#### Brief:
Reproduce exactly only the lines from the line that holds "Emit a web page" to the line that holds "FS, fontFamily: FONT", inclusive, in the listing below, and please leave out every picture.

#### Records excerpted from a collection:
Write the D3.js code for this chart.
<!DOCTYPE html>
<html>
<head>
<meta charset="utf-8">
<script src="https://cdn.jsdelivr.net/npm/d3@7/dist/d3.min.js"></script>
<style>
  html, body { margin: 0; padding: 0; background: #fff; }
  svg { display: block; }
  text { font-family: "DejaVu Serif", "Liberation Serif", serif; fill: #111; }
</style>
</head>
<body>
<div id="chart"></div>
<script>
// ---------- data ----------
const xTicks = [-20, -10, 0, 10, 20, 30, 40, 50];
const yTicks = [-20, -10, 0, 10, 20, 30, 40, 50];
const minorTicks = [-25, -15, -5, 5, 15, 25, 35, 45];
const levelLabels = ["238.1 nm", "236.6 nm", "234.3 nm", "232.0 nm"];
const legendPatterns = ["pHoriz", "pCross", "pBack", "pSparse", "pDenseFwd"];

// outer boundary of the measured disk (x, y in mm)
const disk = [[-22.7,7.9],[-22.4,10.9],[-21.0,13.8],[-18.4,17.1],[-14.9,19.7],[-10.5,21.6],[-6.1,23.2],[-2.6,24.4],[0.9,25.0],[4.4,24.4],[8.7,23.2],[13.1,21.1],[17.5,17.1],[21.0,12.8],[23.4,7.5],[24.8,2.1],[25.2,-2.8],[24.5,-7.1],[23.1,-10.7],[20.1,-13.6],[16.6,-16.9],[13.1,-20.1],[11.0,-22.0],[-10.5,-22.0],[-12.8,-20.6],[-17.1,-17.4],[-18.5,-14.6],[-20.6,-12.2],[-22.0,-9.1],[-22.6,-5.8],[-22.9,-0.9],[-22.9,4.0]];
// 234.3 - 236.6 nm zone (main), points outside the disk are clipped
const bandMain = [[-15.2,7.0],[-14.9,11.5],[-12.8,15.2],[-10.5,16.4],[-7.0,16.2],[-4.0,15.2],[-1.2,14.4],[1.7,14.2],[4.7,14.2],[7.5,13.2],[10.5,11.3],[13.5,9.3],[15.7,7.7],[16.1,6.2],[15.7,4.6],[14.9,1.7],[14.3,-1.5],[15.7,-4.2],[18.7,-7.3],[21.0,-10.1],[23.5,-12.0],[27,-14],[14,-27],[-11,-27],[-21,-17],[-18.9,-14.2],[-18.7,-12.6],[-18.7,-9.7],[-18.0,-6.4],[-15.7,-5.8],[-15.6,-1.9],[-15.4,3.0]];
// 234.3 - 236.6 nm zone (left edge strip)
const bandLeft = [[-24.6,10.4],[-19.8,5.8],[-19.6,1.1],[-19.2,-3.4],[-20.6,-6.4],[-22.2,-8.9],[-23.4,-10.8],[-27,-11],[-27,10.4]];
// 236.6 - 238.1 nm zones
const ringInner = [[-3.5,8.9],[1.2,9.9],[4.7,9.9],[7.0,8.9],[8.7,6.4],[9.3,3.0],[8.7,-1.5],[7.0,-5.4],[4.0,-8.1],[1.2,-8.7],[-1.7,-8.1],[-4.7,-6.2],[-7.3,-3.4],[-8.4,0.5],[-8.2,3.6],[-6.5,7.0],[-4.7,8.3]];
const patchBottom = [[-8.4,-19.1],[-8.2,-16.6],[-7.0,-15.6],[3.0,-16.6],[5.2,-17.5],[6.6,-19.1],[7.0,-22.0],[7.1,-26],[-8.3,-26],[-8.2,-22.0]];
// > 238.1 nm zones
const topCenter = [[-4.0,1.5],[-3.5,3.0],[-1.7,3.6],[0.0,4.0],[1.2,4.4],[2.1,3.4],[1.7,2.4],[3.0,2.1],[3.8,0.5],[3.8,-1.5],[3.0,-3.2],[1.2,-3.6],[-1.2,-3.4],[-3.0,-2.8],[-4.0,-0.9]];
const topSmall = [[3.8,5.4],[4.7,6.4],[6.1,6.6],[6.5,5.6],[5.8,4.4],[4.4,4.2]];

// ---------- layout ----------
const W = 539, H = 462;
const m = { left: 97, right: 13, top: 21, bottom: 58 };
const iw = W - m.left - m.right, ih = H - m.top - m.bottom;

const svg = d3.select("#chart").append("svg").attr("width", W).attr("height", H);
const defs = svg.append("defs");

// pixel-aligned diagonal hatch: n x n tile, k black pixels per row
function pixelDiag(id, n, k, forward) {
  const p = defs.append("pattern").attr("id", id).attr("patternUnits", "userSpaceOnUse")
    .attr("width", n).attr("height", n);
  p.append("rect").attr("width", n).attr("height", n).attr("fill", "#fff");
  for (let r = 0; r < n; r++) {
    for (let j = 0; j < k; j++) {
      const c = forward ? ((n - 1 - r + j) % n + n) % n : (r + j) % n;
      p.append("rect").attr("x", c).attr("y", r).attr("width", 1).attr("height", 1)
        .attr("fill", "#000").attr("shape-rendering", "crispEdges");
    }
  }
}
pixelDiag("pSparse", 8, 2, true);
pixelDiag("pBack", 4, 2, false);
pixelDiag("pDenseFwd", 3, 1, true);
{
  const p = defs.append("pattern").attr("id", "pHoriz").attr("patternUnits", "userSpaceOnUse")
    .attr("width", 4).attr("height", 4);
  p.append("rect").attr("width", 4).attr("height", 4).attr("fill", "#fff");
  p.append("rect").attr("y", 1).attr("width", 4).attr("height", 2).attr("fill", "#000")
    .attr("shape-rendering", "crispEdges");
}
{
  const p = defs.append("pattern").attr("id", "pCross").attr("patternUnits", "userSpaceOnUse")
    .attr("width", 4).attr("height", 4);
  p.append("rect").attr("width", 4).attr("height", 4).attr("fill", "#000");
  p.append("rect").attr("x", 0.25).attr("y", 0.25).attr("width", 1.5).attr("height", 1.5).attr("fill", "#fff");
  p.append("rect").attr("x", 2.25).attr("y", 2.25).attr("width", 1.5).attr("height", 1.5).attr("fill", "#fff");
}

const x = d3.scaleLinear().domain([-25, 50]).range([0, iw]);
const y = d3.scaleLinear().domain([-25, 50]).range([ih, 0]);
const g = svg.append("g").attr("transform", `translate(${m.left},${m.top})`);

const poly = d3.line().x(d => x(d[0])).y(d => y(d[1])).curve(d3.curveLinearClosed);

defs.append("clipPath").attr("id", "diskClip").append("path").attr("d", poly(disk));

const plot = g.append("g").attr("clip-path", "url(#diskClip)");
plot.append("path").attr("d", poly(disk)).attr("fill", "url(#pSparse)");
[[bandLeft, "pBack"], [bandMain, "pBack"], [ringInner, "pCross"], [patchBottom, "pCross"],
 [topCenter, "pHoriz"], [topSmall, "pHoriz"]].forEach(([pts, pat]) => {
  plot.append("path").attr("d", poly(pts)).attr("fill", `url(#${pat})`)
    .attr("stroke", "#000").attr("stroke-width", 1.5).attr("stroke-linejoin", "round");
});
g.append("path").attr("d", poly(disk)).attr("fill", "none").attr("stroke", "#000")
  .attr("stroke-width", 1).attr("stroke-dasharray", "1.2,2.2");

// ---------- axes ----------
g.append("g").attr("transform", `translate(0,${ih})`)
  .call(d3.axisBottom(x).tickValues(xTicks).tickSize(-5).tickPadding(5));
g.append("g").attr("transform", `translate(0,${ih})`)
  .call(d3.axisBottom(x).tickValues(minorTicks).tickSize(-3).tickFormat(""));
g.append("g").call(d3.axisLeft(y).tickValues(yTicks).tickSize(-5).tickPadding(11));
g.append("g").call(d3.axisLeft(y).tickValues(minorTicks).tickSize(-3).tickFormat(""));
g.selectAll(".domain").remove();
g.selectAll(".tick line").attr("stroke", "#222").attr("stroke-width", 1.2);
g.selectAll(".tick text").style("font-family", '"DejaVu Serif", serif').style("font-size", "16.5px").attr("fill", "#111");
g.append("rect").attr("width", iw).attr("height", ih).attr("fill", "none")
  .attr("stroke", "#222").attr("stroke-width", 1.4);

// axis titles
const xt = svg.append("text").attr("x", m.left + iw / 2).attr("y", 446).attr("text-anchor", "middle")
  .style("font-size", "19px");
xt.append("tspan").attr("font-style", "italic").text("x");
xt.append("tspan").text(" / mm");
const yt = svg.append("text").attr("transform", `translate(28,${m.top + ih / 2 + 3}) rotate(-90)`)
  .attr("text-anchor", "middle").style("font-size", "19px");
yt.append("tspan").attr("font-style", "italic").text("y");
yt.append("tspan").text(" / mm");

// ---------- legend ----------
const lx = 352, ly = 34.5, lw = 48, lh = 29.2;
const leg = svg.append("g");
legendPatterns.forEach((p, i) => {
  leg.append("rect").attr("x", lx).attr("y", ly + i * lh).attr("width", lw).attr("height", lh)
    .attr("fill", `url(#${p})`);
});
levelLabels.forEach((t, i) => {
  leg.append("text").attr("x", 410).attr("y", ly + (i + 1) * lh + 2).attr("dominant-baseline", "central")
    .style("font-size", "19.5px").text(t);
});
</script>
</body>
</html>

...

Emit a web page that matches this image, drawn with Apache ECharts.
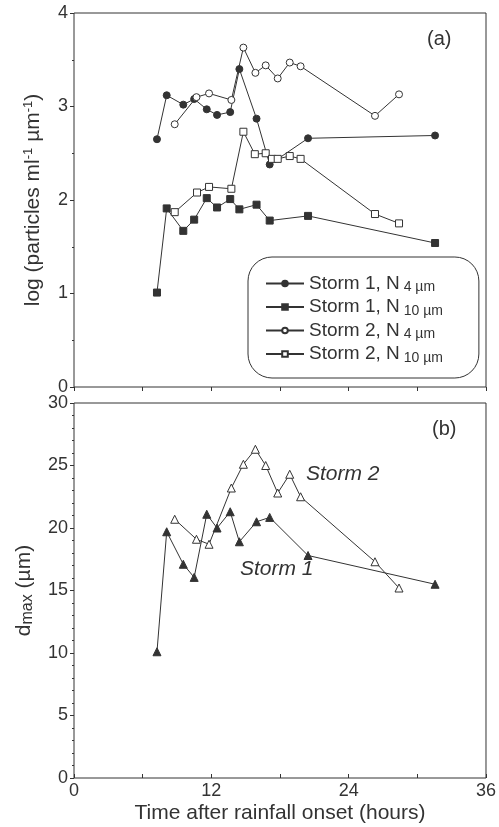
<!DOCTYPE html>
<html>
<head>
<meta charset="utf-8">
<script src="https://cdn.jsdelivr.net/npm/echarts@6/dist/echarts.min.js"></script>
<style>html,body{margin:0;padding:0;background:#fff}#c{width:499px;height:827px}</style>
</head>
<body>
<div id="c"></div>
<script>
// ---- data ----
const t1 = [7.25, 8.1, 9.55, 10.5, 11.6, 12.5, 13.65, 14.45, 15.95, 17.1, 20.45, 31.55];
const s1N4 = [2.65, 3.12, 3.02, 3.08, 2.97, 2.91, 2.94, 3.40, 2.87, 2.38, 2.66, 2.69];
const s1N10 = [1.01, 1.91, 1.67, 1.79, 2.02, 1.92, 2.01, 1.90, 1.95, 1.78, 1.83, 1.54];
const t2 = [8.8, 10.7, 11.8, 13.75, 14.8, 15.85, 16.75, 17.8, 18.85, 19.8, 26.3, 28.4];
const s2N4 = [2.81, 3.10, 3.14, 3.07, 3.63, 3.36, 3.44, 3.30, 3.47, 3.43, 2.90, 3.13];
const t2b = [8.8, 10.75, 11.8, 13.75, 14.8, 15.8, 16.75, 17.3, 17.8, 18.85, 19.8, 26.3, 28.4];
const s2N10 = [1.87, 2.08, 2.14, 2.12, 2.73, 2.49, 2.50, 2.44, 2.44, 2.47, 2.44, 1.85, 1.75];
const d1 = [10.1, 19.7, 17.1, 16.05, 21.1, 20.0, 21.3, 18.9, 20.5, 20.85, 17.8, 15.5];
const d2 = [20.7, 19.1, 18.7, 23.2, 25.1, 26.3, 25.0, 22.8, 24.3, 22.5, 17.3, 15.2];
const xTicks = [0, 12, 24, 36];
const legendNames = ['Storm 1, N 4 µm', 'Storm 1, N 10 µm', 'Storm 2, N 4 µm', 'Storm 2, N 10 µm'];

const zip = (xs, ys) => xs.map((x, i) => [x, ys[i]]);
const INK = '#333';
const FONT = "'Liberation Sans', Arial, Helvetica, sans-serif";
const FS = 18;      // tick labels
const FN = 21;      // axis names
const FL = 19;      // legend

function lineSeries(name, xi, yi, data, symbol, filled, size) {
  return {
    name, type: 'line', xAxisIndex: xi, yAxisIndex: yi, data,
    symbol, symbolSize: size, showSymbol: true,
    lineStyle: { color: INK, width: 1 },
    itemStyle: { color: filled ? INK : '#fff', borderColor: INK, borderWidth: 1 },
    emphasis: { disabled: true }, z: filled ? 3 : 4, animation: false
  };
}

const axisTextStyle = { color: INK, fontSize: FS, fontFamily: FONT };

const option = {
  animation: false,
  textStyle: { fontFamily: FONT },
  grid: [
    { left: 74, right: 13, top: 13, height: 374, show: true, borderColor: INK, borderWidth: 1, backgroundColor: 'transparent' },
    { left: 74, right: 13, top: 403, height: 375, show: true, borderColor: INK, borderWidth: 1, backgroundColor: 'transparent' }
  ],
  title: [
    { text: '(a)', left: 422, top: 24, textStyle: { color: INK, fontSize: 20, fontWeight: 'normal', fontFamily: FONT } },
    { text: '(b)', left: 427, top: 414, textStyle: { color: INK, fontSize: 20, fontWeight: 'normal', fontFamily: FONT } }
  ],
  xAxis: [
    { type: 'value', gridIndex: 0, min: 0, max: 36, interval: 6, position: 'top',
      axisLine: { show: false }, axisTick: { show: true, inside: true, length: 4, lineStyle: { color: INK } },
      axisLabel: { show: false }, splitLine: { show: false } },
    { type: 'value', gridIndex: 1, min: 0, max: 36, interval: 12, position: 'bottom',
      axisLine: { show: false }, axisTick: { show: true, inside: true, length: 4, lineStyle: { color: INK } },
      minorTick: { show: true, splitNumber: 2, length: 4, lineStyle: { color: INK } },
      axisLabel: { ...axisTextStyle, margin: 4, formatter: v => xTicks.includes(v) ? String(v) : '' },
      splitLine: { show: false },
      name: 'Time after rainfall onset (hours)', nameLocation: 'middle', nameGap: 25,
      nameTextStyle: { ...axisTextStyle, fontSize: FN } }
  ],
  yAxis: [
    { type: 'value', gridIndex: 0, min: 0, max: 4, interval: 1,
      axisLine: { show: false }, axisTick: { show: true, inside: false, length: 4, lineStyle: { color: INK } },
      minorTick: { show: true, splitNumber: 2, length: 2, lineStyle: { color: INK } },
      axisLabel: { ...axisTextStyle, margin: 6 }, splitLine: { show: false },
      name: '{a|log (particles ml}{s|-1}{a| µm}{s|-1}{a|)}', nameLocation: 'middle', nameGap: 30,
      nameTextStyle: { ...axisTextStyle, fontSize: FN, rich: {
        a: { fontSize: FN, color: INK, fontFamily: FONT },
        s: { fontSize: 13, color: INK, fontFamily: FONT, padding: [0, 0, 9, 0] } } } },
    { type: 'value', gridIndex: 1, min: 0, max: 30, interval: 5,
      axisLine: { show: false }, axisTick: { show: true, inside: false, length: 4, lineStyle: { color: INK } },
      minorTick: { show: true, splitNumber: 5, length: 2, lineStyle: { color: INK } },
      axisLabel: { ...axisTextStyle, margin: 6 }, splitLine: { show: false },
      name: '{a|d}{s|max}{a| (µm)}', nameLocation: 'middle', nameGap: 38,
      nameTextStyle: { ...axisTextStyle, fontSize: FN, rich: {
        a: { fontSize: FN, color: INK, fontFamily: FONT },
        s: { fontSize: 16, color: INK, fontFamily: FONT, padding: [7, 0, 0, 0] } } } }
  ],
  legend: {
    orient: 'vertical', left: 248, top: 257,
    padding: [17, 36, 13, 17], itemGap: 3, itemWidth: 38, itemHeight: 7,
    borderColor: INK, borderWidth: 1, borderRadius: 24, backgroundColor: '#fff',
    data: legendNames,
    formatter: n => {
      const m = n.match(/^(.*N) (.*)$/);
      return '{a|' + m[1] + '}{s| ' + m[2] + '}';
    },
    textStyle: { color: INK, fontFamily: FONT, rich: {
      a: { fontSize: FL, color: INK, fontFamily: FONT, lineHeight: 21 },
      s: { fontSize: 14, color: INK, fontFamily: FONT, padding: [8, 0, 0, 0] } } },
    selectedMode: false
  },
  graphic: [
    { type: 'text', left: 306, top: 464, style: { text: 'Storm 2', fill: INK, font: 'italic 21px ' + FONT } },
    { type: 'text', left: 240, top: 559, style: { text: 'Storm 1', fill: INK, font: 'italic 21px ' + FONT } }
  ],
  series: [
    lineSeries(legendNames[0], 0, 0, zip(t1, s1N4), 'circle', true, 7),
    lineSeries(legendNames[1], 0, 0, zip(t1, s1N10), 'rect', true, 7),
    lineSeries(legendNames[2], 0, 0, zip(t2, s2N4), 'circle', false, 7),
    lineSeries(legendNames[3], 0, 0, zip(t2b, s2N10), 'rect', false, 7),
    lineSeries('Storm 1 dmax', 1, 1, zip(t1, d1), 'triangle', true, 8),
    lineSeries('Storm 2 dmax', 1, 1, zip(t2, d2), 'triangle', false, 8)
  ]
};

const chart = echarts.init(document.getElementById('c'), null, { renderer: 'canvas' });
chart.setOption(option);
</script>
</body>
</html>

#### Solution for this problem:
Emit a web page that matches this image, drawn with Apache ECharts.
<!DOCTYPE html>
<html>
<head>
<meta charset="utf-8">
<script src="https://cdn.jsdelivr.net/npm/echarts@6/dist/echarts.min.js"></script>
<style>html,body{margin:0;padding:0;background:#fff}#c{width:499px;height:827px}</style>
</head>
<body>
<div id="c"></div>
<script>
// ---- data ----
const t1 = [7.25, 8.1, 9.55, 10.5, 11.6, 12.5, 13.65, 14.45, 15.95, 17.1, 20.45, 31.55];
const s1N4 = [2.65, 3.12, 3.02, 3.08, 2.97, 2.91, 2.94, 3.40, 2.87, 2.38, 2.66, 2.69];
const s1N10 = [1.01, 1.91, 1.67, 1.79, 2.02, 1.92, 2.01, 1.90, 1.95, 1.78, 1.83, 1.54];
const t2 = [8.8, 10.7, 11.8, 13.75, 14.8, 15.85, 16.75, 17.8, 18.85, 19.8, 26.3, 28.4];
const s2N4 = [2.81, 3.10, 3.14, 3.07, 3.63, 3.36, 3.44, 3.30, 3.47, 3.43, 2.90, 3.13];
const t2b = [8.8, 10.75, 11.8, 13.75, 14.8, 15.8, 16.75, 17.3, 17.8, 18.85, 19.8, 26.3, 28.4];
const s2N10 = [1.87, 2.08, 2.14, 2.12, 2.73, 2.49, 2.50, 2.44, 2.44, 2.47, 2.44, 1.85, 1.75];
const d1 = [10.1, 19.7, 17.1, 16.05, 21.1, 20.0, 21.3, 18.9, 20.5, 20.85, 17.8, 15.5];
const d2 = [20.7, 19.1, 18.7, 23.2, 25.1, 26.3, 25.0, 22.8, 24.3, 22.5, 17.3, 15.2];
const xTicks = [0, 12, 24, 36];
const legendNames = ['Storm 1, N 4 µm', 'Storm 1, N 10 µm', 'Storm 2, N 4 µm', 'Storm 2, N 10 µm'];

const zip = (xs, ys) => xs.map((x, i) => [x, ys[i]]);
const INK = '#333';
const FONT = "'Liberation Sans', Arial, Helvetica, sans-serif";
const FS = 18;      // tick labels
const FN = 21;      // axis names
const FL = 19;      // legend

function lineSeries(name, xi, yi, data, symbol, filled, size) {
  return {
    name, type: 'line', xAxisIndex: xi, yAxisIndex: yi, data,
    symbol, symbolSize: size, showSymbol: true,
    lineStyle: { color: INK, width: 1 },
    itemStyle: { color: filled ? INK : '#fff', borderColor: INK, borderWidth: 1 },
    emphasis: { disabled: true }, z: filled ? 3 : 4, animation: false
  };
}

const axisTextStyle = { color: INK, fontSize: FS, fontFamily: FONT };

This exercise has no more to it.